Thursday, April 14, 2011

A Redefinition

This spring break has been brought to you by a lot of thinking, reflecting and one big aha! I made the decision several weeks ago to resign my position as a public school classroom teacher. I endured the shock and wide variety of responses from my peers that came as a result of that announcement. I have listened and taken in for my own evaluation their responses about that decision and their advice for my future. There comes a time when all the input must stop and something must happen in order to put that first foot out in front of the other. The process of getting to that point has been much more difficult and time consuming than I ever imagined. But I suppose that is what happens when you put the universe in charge and you simply allow life to take its own course. For several weeks now I have played out scenarios in my mind. Every day I would wake up to a new one and I would sit with it for a day or so. There was no controlling the thought process; it seemed to have a life of its own. I knew I had let go of it all when I "decided" I would just go back to parochial school. Now this was not just a passing thought. I actually went to the office, picked up an application, filled it out AND wrote the essay. Why? Because the question that kept recurring over and over again is who am I if I am not a teacher? This is what I have done for 21 years and what I had always dreamed of doing long before I did it. I am that person whose what is directly connected with her who. I have reinvented myself several times in that span but never have I gone about redefining that me. So my big AHA finally occurred while hanging out with my 11 month old granddaughter. And a child will lead them... The voice in the back of my head said, you ARE a teacher and you are doing it at this very moment with the most important human being in your life. I am teaching this baby girl what love is, I am teaching her how to define herself in the context of the world, I am teaching her how to manipulate her environment and to love herself. What could be more important that? So I finally got it. I am a teacher and will forever be one. I simply will choose to do it on my terms. And my right foot slowly slid in front of the left.

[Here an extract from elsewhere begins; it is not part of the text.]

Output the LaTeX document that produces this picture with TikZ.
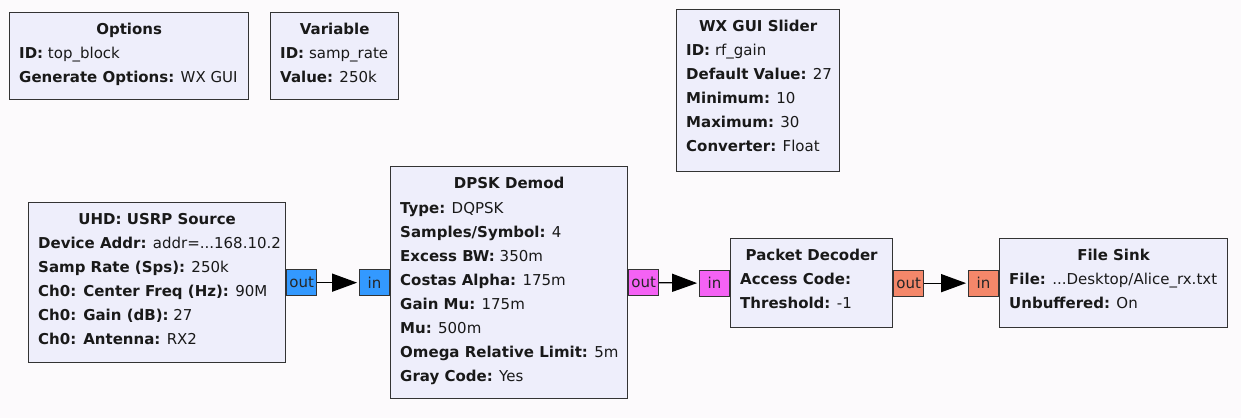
\documentclass[tikz,border=0pt]{standalone}
\usepackage{fontspec}
\setmainfont{DejaVu Sans}
\usetikzlibrary{arrows.meta,calc}

\definecolor{canvas}{HTML}{FCFAFC}
\definecolor{blockfill}{HTML}{EEEEFB}
\definecolor{blockedge}{HTML}{333333}
\definecolor{cplxport}{HTML}{3399FF}
\definecolor{byteport}{HTML}{F462F4}
\definecolor{charport}{HTML}{F4876A}

% one text row of a block: name, block, offset below the top edge, text
\newcommand\rowtext[4]{\node[rowline] (#1) at ($(#2.north west)+(10,#3)$) {#4};}
% block title, centred under the top edge
\newcommand\titletext[3]{\node[rowtitle] (#1) at ($(#2.north)+(0,19.5)$) {\textbf{#3}};}

\tikzset{
  grcblock/.style={draw=blockedge, fill=blockfill, line width=1.3pt,
    rectangle, inner sep=0pt, anchor=north west},
  rowtitle/.style={anchor=mid, inner sep=0pt, text=black!90,
    font=\fontsize{15}{18}\selectfont},
  rowline/.style={anchor=mid west, inner sep=0pt, text=black!90,
    font=\fontsize{15}{18}\selectfont},
  port/.style={draw=blockedge, line width=0.9pt, rectangle,
    minimum width=30pt, minimum height=26pt, inner sep=0pt,
    text=black!85, font=\fontsize{15}{18}\selectfont},
  wire/.style={line width=1.3pt, draw=black, shorten >=2pt,
    -{Triangle[length=25pt,width=18pt]}},
}

\begin{document}
\begin{tikzpicture}[x=1pt,y=-1pt]
\fill[canvas] (0,0) rectangle (1241,418);
\useasboundingbox (0,0) rectangle (1241,418);

% ---------- Options ----------
\node[grcblock, minimum width=239pt, minimum height=87pt] (opt) at (9,12) {};
\titletext{opt-t}{opt}{Options}
\rowtext{opt-1}{opt}{43.5}{\textbf{ID:} top\_block}
\rowtext{opt-2}{opt}{67.5}{\textbf{Generate Options:} WX GUI}

% ---------- Variable ----------
\node[grcblock, minimum width=128pt, minimum height=87pt] (var) at (270,12) {};
\titletext{var-t}{var}{Variable}
\rowtext{var-1}{var}{43.5}{\textbf{ID:} samp\_rate}
\rowtext{var-2}{var}{67.5}{\textbf{Value:} 250k}

% ---------- WX GUI Slider ----------
\node[grcblock, minimum width=163pt, minimum height=162pt] (sld) at (676,9) {};
\titletext{sld-t}{sld}{WX GUI Slider}
\rowtext{sld-1}{sld}{43.5}{\textbf{ID:} rf\_gain}
\rowtext{sld-2}{sld}{67.5}{\textbf{Default Value:} 27}
\rowtext{sld-3}{sld}{91.5}{\textbf{Minimum:} 10}
\rowtext{sld-4}{sld}{115.5}{\textbf{Maximum:} 30}
\rowtext{sld-5}{sld}{139.5}{\textbf{Converter:} Float}

% ---------- UHD: USRP Source ----------
\node[grcblock, minimum width=257pt, minimum height=160pt] (usrp) at (28,202) {};
\titletext{usrp-t}{usrp}{UHD: USRP Source}
\rowtext{usrp-1}{usrp}{43.5}{\textbf{Device Addr:} addr=...168.10.2}
\rowtext{usrp-2}{usrp}{67.5}{\textbf{Samp Rate (Sps):} 250k}
\rowtext{usrp-3}{usrp}{91.5}{\textbf{Ch0: Center Freq (Hz):} 90M}
\rowtext{usrp-4}{usrp}{115.5}{\textbf{Ch0: Gain (dB):} 27}
\rowtext{usrp-5}{usrp}{139.5}{\textbf{Ch0: Antenna:} RX2}

% ---------- DPSK Demod ----------
\node[grcblock, minimum width=237pt, minimum height=232pt] (dpsk) at (390,166) {};
\titletext{dpsk-t}{dpsk}{DPSK Demod}
\rowtext{dpsk-1}{dpsk}{44.5}{\textbf{Type:} DQPSK}
\rowtext{dpsk-2}{dpsk}{68.5}{\textbf{Samples/Symbol:} 4}
\rowtext{dpsk-3}{dpsk}{92.5}{\textbf{Excess BW:} 350m}
\rowtext{dpsk-4}{dpsk}{116.5}{\textbf{Costas Alpha:} 175m}
\rowtext{dpsk-5}{dpsk}{140.5}{\textbf{Gain Mu:} 175m}
\rowtext{dpsk-6}{dpsk}{164.5}{\textbf{Mu:} 500m}
\rowtext{dpsk-7}{dpsk}{188.5}{\textbf{Omega Relative Limit:} 5m}
\rowtext{dpsk-8}{dpsk}{212.5}{\textbf{Gray Code:} Yes}

% ---------- Packet Decoder ----------
\node[grcblock, minimum width=162pt, minimum height=89pt] (pd) at (730,238) {};
\titletext{pd-t}{pd}{Packet Decoder}
\rowtext{pd-1}{pd}{43.5}{\textbf{Access Code:}}
\rowtext{pd-2}{pd}{67.5}{\textbf{Threshold:} -1}

% ---------- File Sink ----------
\node[grcblock, minimum width=228pt, minimum height=89pt] (fs) at (999,238) {};
\titletext{fs-t}{fs}{File Sink}
\rowtext{fs-1}{fs}{43.5}{\textbf{File:} ...Desktop/Alice\_rx.txt}
\rowtext{fs-2}{fs}{67.5}{\textbf{Unbuffered:} On}

% ---------- ports ----------
\node[port, fill=cplxport, anchor=west] (usrp-out) at (usrp.east) {out};
\node[port, fill=cplxport, anchor=east] (dpsk-in)  at (dpsk.west) {in};
\node[port, fill=byteport, anchor=west] (dpsk-out) at (dpsk.east) {out};
\node[port, fill=byteport, anchor=east] (pd-in)    at (pd.west)   {in};
\node[port, fill=charport, anchor=west] (pd-out)   at (pd.east)   {out};
\node[port, fill=charport, anchor=east] (fs-in)    at (fs.west)   {in};

% ---------- connections ----------
\draw[wire] (usrp-out.east) -- (dpsk-in.west);
\draw[wire] (dpsk-out.east) -- (pd-in.west);
\draw[wire] (pd-out.east)   -- (fs-in.west);
\end{tikzpicture}
\end{document}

The brain stopped thinking and began planning.

Tuesday, April 05, 2011

Student Success Story

At our English Department meeting today we ended with everyone sharing a student success story. This is not a bad thing to do at this point in the year when we all feel so defeated and drained of any cognitive thought.

A "student unnamed" is my shining light this year. He is thrilled to be learning and growing. It shows through in his eyes and the energy he brings to the classroom each and every day. He brings happiness through the door. I discovered a few months ago that he responds directly and completely to student models. If he sits with players, he's a player. When he sits with workers, he's a worker. He now has gone begone mimicking behavior of his neighbors and is picking their brains. He asks questions of his table partners and really wants to know how to get that A. He is a risk taker and is not afraid to ask the "I don't understand" questions with 32 sets of eyes on him. His growth this year has brought me incredible joy and a deeper understanding of how to use the evil of pre-adolescent peer pressure for good.